Многократные атаки прусской пехоты и кавалерии были отбиты с большим для неприятеля уроном. Салтыков доносил: «Гордый неприятель по пятичасовой наижесточайшей баталии совершенно разбит, прогнан и побежден». Напомним пренебрежительный отзыв Фермора о русских солдатах в сражении у Царндорфа. Салтыков, напротив, доносил о неустрашимости русского воинства, так что «похвальный и беспримерный поступок солдатства всех чужестранных волонтеров в удивление привел»: на поле боя было предано земле 4228 неприятельских солдат и офицеров, в то время как потери русских составляли 900 человек.
Фридрих II был потрясен вестью о результатах сражения и своему брату писал: «Мы нищие, у которых все отнято, у нас ничего не осталось, кроме чести, и я сделаю все возможное, чтобы спасти ее». Тем не менее Европу он беззастенчиво обманывал, извещая ее об отступлении своей армии «с полным достоинством». Особенно поражают лживостью сведения прусского короля о потерях: у пруссаков они якобы составили 1400 человек, а у русских в десять раз больше — 14 тысяч человек.

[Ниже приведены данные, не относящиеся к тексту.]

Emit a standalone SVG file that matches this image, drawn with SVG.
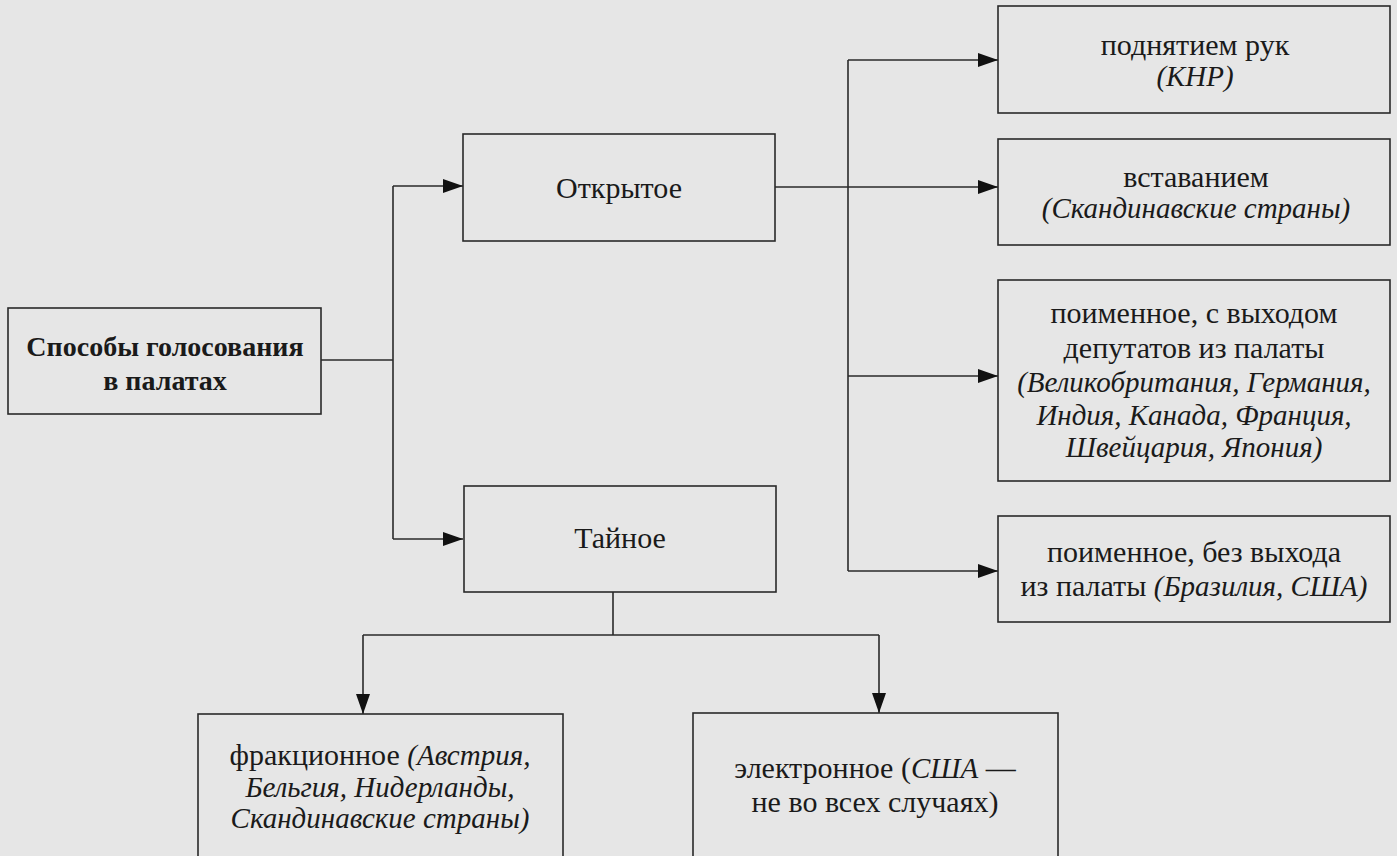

Победа у Пальцига имела двоякое значение: она, по мнению Болотова, подняла боевой дух армии и убедила ее в наличии у главнокомандующего военного таланта. Салтыкова любили солдаты еще раньше, «а теперь полюбили они его еще больше, да и у всех нас сделался он уже в лучшем уважении».
После победы у Пальцига русские без боя овладели Франкфуртом-на-Одере. В пяти верстах от города у деревни Кунерсдорф состоялось еще одно сражение, примечательное тем, что за все предшествующие годы впервые войска России и Австрии действовали совместно и согласованно. Кунерсдорфское сражение знаменито еще и тем, что командовавший прусскими войсками Фридрих II потерпел здесь небывало сокрушительное поражение.

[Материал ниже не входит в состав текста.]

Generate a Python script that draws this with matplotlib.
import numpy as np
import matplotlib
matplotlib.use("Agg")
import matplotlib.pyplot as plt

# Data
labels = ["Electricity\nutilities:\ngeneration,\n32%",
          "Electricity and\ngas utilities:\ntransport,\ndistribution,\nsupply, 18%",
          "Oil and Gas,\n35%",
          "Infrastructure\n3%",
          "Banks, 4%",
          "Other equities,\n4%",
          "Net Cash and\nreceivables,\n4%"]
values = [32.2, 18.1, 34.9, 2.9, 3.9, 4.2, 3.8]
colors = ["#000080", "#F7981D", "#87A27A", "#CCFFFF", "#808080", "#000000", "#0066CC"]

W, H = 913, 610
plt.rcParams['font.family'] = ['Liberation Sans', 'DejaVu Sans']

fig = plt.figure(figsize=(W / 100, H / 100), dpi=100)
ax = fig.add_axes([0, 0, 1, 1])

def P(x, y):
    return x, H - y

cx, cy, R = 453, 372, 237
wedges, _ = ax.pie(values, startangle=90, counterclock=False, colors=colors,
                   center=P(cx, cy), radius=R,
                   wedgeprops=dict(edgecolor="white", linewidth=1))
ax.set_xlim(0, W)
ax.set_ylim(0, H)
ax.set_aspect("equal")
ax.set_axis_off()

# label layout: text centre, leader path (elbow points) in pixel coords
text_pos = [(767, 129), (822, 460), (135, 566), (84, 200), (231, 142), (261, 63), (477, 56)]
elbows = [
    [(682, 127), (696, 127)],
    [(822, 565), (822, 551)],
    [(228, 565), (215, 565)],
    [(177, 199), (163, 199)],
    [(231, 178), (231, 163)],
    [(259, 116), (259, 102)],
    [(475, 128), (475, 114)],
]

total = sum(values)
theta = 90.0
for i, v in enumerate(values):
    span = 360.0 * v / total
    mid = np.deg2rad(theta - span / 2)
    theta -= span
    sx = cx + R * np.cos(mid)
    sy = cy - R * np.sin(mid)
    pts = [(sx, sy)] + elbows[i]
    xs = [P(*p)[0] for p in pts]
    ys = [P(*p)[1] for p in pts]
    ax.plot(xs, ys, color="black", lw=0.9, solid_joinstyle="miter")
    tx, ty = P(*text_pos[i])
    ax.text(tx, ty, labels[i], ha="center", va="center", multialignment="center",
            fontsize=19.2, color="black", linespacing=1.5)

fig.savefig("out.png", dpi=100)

Первоначально атака укрепленного Салтыковым лагеря принесла королю успех, и он поспешил в ответ на победу пруссаков над французами порадовать победителей и жителей Берлина собственной победой над объединенными армиями русских и австрийцев. Ради достижения полной победы Фридрих II бросил в бой последнюю надежду — знаменитую кавалерию генерала Зейдлиса, всегда решавшую исход сражения в пользу пруссаков. Салтыков тоже располагал свежими резервами, не участвовавшими в сражении, и бросил их в бой, чем и определил его успешное завершение. Все попытки короля остановить в панике бежавшую пехоту оказались тщетными. Король лишился даже свиты и едва не попал в плен к казакам. О проигранном сражении он писал: «Я несчастлив, что еще жив… из армии в 48 тысяч человек у меня не остается и трех тысяч». Фридрих писал о несчастье, пережить которое у него нет сил.

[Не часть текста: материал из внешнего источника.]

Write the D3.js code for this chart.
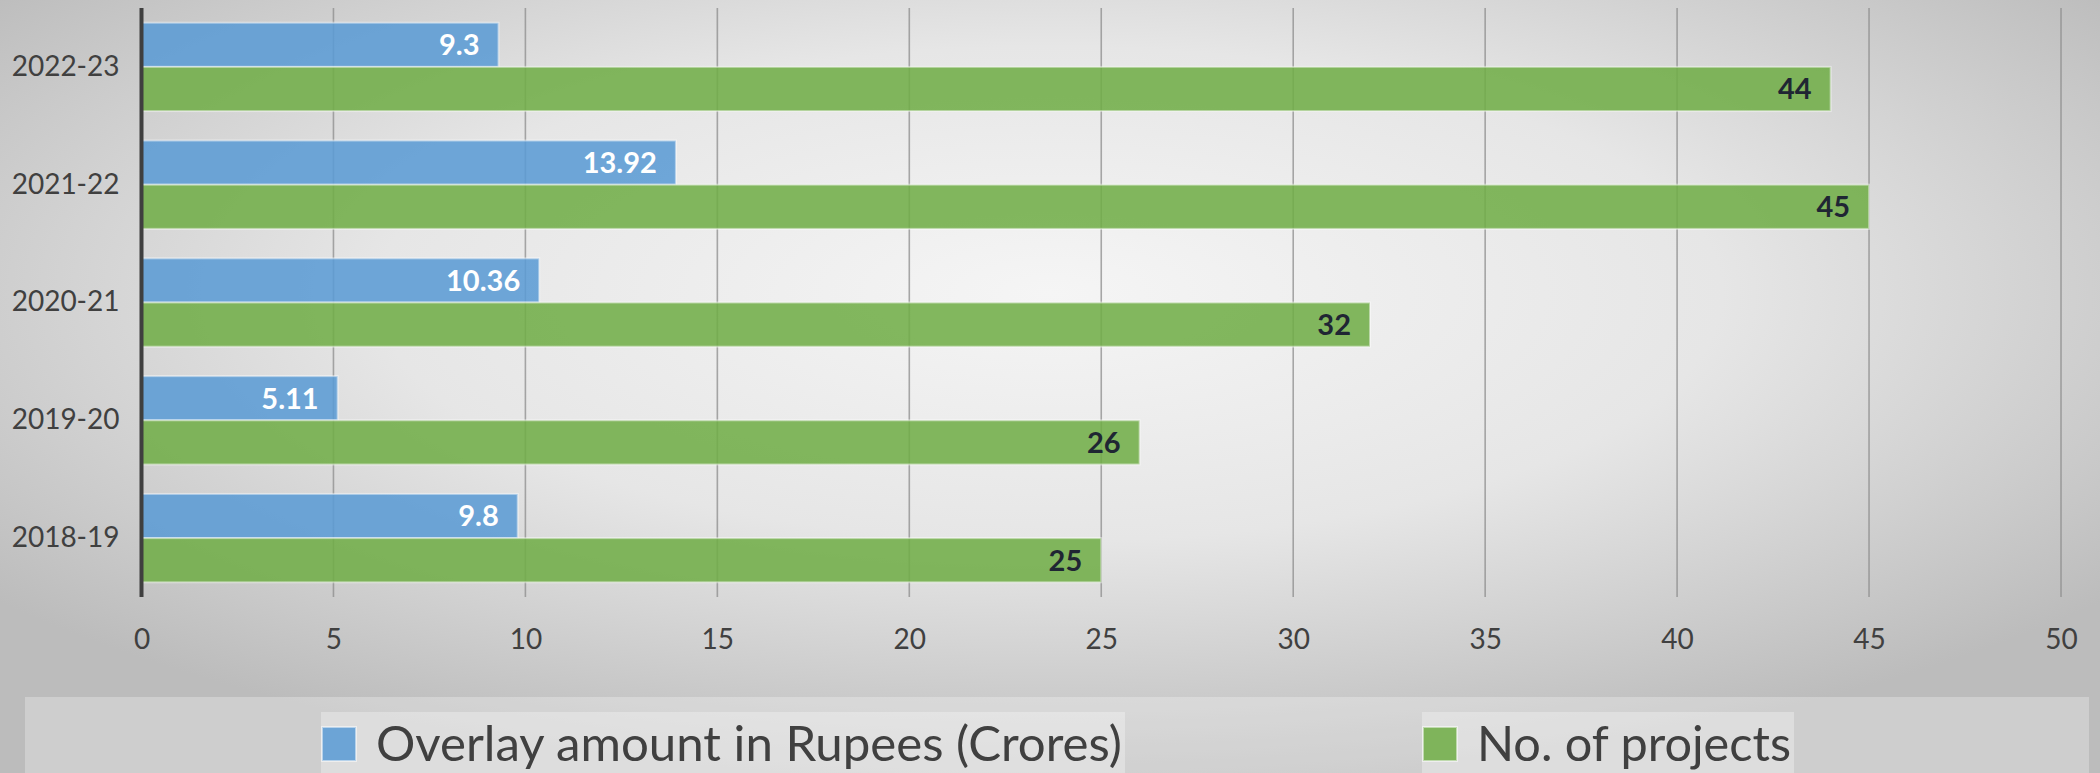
<!DOCTYPE html>
<html>
<head>
<meta charset="utf-8">
<script src="https://cdn.jsdelivr.net/npm/d3@7/dist/d3.min.js"></script>
<style>
  html, body { margin: 0; padding: 0; background: #d8d8d8; }
  svg { display: block; }
  text { font-family: Lato, "Open Sans", "Noto Sans", sans-serif; }
</style>
</head>
<body>
<svg id="chart" width="2100" height="773"></svg>
<script>
// ---- data ----
const categories = ["2018-19", "2019-20", "2020-21", "2021-22", "2022-23"];
const overlayAmount = [9.8, 5.11, 10.36, 13.92, 9.3];
const numProjects = [25, 26, 32, 45, 44];
const seriesNames = ["Overlay amount in Rupees (Crores)", "No. of projects"];
const xTicks = [0, 5, 10, 15, 20, 25, 30, 35, 40, 45, 50];

// ---- layout ----
const W = 2100, H = 773;
const plot = { left: 141.5, right: 2061, top: 8, bottom: 597 };
const colors = { overlay: "#5B9BD5", projects: "#70AD47" };

const svg = d3.select("#chart");
const defs = svg.append("defs");
const rg = defs.append("radialGradient").attr("id", "bg")
  .attr("cx", 0.5).attr("cy", 0.38).attr("r", 0.64);
rg.append("stop").attr("offset", 0).attr("stop-color", "#f5f5f5");
rg.append("stop").attr("offset", 0.5).attr("stop-color", "#e6e6e6");
rg.append("stop").attr("offset", 1).attr("stop-color", "#bcbcbc");
svg.append("rect").attr("width", W).attr("height", H).attr("fill", "url(#bg)");

const rows = categories.map((c, i) => ({ cat: c, overlay: overlayAmount[i], projects: numProjects[i] }));

const x = d3.scaleLinear().domain([0, 50]).range([plot.left, plot.right]);
const y = d3.scaleBand().domain(categories.slice().reverse())
  .range([plot.top, plot.bottom]).paddingInner(0.25).paddingOuter(0.125);
const sub = d3.scaleBand().domain(["overlay", "projects"]).range([0, y.bandwidth()]).padding(0);

// gridlines
svg.append("g").selectAll("line").data(xTicks.filter(t => t > 0)).join("line")
  .attr("x1", d => x(d)).attr("x2", d => x(d))
  .attr("y1", plot.top).attr("y2", plot.bottom)
  .attr("stroke", "#8c8c8c").attr("stroke-opacity", 0.75).attr("stroke-width", 1.6);

// bars
const groups = svg.append("g").selectAll("g").data(rows).join("g")
  .attr("transform", d => `translate(0,${y(d.cat)})`);

["overlay", "projects"].forEach(key => {
  groups.append("rect")
    .attr("x", x(0))
    .attr("y", sub(key))
    .attr("width", d => x(d[key]) - x(0))
    .attr("height", sub.bandwidth())
    .attr("fill", colors[key]).attr("fill-opacity", 0.87)
    .attr("stroke", "#ffffff").attr("stroke-opacity", 0.45).attr("stroke-width", 2);
  groups.append("text")
    .attr("x", d => x(d[key]) - 19)
    .attr("y", sub(key) + sub.bandwidth() / 2)
    .attr("dy", "0.36em")
    .attr("text-anchor", "end")
    .attr("font-size", 29).attr("font-weight", 700)
    .attr("fill", key === "overlay" ? "#ffffff" : "#1f2633")
    .text(d => d[key]);
});

// vertical axis line
svg.append("line").attr("x1", plot.left).attr("x2", plot.left)
  .attr("y1", plot.top).attr("y2", plot.bottom)
  .attr("stroke", "#3f3f3f").attr("stroke-width", 4);

// category labels
const yAxis = d3.axisLeft(y).tickSize(0).tickPadding(22);
const ya = svg.append("g").attr("transform", `translate(${plot.left},0)`).call(yAxis);
ya.select(".domain").remove();
ya.selectAll("text").attr("font-size", 28).attr("fill", "#404040")
  .attr("font-family", 'Lato, "Open Sans", sans-serif');

// x tick labels
const xAxis = d3.axisBottom(x).tickValues(xTicks).tickSize(0).tickPadding(32);
const xa = svg.append("g").attr("transform", `translate(0,${plot.bottom})`).call(xAxis);
xa.select(".domain").remove();
xa.selectAll("text").attr("font-size", 28).attr("fill", "#404040")
  .attr("font-family", 'Lato, "Open Sans", sans-serif');

// legend
svg.append("rect").attr("x", 25).attr("y", 697).attr("width", 2064).attr("height", H - 697)
  .attr("fill", "#ffffff").attr("fill-opacity", 0.28);

const legendItems = [
  { name: seriesNames[0], color: colors.overlay, x0: 321, x1: 1125 },
  { name: seriesNames[1], color: colors.projects, x0: 1422, x1: 1794 }
];
const lg = svg.append("g").selectAll("g").data(legendItems).join("g");
lg.append("rect").attr("x", d => d.x0).attr("y", 712).attr("width", d => d.x1 - d.x0).attr("height", H - 712)
  .attr("fill", "#ffffff").attr("fill-opacity", 0.3);
lg.append("rect").attr("x", d => d.x0 + 1).attr("y", 727).attr("width", 34).attr("height", 34)
  .attr("fill", d => d.color).attr("fill-opacity", 0.87)
  .attr("stroke", "#ffffff").attr("stroke-opacity", 0.5).attr("stroke-width", 2);
lg.append("text").attr("x", d => d.x0 + 55).attr("y", 761)
  .attr("font-size", 44).attr("fill", "#404040")
  .text(d => d.name)
  .each(function(d) {
    const target = d.x1 - (d.x0 + 55) - 3;
    const w = this.getComputedTextLength();
    if (w > 0) {
      const fs = Math.min(50, 44 * target / w);
      d3.select(this).attr("font-size", fs);
    }
  });
</script>
</body>
</html>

Упоминавшийся выше современник, находившийся в прусском лагере, писал: «Никогда твердость Фридриха не колебалась столь сильно, как в этот роковой день: в немногие часы жребий войны с вершины победы изверг его в бездну поражения. Он употребил все, что только можно, дабы остановить свою бегущую пехоту, но приказания, самые убедительные просьбы… были напрасны. Утверждают, что в сем отчаянном положении он искал смерти… Он послал теперь в Берлин другого курьера с приказанием, дабы там приняли меры, сообразные с настоящим критическим положением дел его. Посему королевская фамилия выехала, архивы вывезли, и частным богатым людям дано знать, чтобы они озаботились сами сохранить их собственность».